Ed è stata la Riforma protestante a far mutare questa prospettiva?«È come se l’idea di eternità si sia allontanata dalla vita di tutti i giorni. Respingendo il collegamento che il cattolicesimo aveva istituito fra vita terrena e ultraterrena, con le messe per i defunti, i corpi seppelliti nelle chiese, la comunione dei santi, le indulgenze, il protestantesimo ha reso la promessa dell’eternità un fatto soprattutto individuale. E inevitabilmente ha spinto i fedeli a concentrarsi maggiormente sul mondo fisico. Questo nel tempo ha portato a una radicale secolarizzazione del concetto di eternità».
Quale idea di eternità è più diffusa attualmente, a suo parere?«La maggior parte della gente è meno sicura dell’eternità, o almeno di una vita eterna dopo la morte. L’eternità è una questione soprattutto personale, con la quale ci si confronta da soli. L’epoca postmoderna è definita dalla perdita dell’eternità. Astrofisici e cosmologi offrono descrizioni affascinanti dell’infinito, ma le loro concezioni rischiano di rivelarsi lontane dall’uomo, perché gli esseri umani occupano una parte impercettibile dei loro calcoli sull’universo».
Come reagire a questa concezione che pare predominante?«Abbiamo potuto già constatare l’esplodere di alcune forme di ribellione. Una è l’individualistica e spesso consumistica ricerca della massima soddisfazione personale. L’altra, più che altro manifestatasi drammaticamente nel XX secolo, è la ricerca di uno Stato che si sostituisca a Dio e dia all’esistenza umana lo scopo più alto che prima era rappresentato dalla promessa della vita eterna».
Intende dire che senza prospettiva di un premio o di una punizione eterna gli esseri umani perdono la dimensione morale?«Assolutamente sì. È anche vero che la fede nell’eternità è stata ed ancora è usata per giustificare atti atroci, dallo spargimento di sangue dei crociati ai kamikaze islamici. Ma avevano ragione alcuni filosofi illuministi del XVIII secolo che, se da un lato contribuirono a smantellare il concetto di eternità, dall’altro temevano che se tutto quello che ci resta è la giustizia di questo mondo, la gente comincerà a comportarsi in modo irresponsabile. Voltaire intendeva proprio questo quando disse che se Dio non esistesse bisognerebbe inventarlo. Come si motiva un essere umano ad agire correttamente senza la prospettiva di un giustizia eterna?».

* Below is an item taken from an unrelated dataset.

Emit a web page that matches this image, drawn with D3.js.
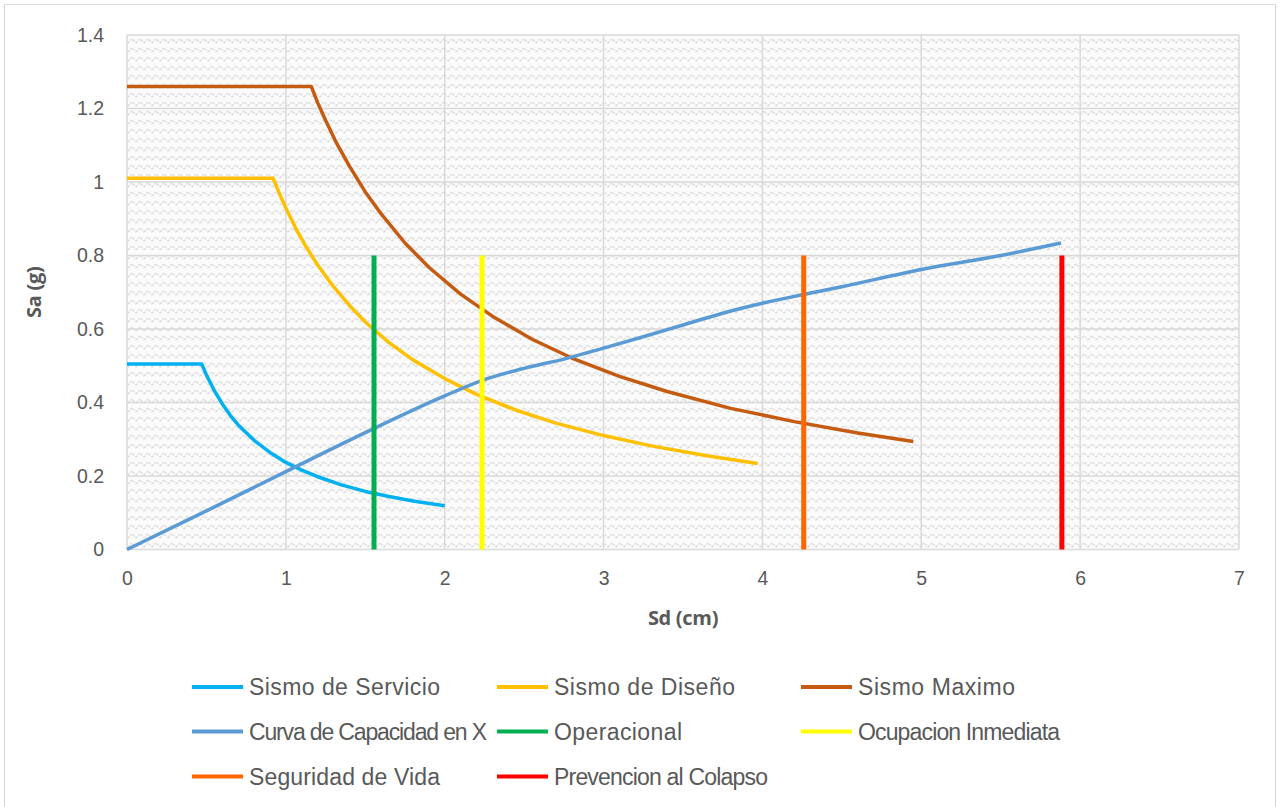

Molti però credono nella vita eterna anche ai nostri tempi. In cosa differisce la loro idea di eternità rispetto al passato?«È vero. Se penso ad esempio agli Stati Uniti, la maggior parte degli americani crede ancora nel Paradiso. Non so però quale ruolo questa convinzione ricopra nella loro vita di tutti i giorni. Tutto sommato, credo abbastanza marginale. Oggi, inoltre, l’idea di eternità più diffusa è quella di un’infinita ripetizione, di un prolungamento della nostra esperienza corporale, che già conosciamo, ma senza le sue brutture».
Lo considera uno sminuimento dell’idea di eternità?«Penso che per molti versi sia un pensiero terrificante. Non c’è novità, non c’è riposo, non c’è estasi...».
E lei, dopo tutto quanto ci ha detto, crede nell’eternità’?«Sì, da cattolico, anche se mi rendo conto che il mio è un atto di fede. Dopo essermi occupato di religione per tutta la vita, sono giunto alla conclusione che fede e dubbio sono inseparabili. E che quando si cerca di affrontare una questione così profonda, non la si può affrontare solo con la logica. A un certo punto, quando si comincia a considerare la propria fine e la propria non esistenza, subentra una componente emotiva o spirituale. Ci si sente a disagio. È così per tutti».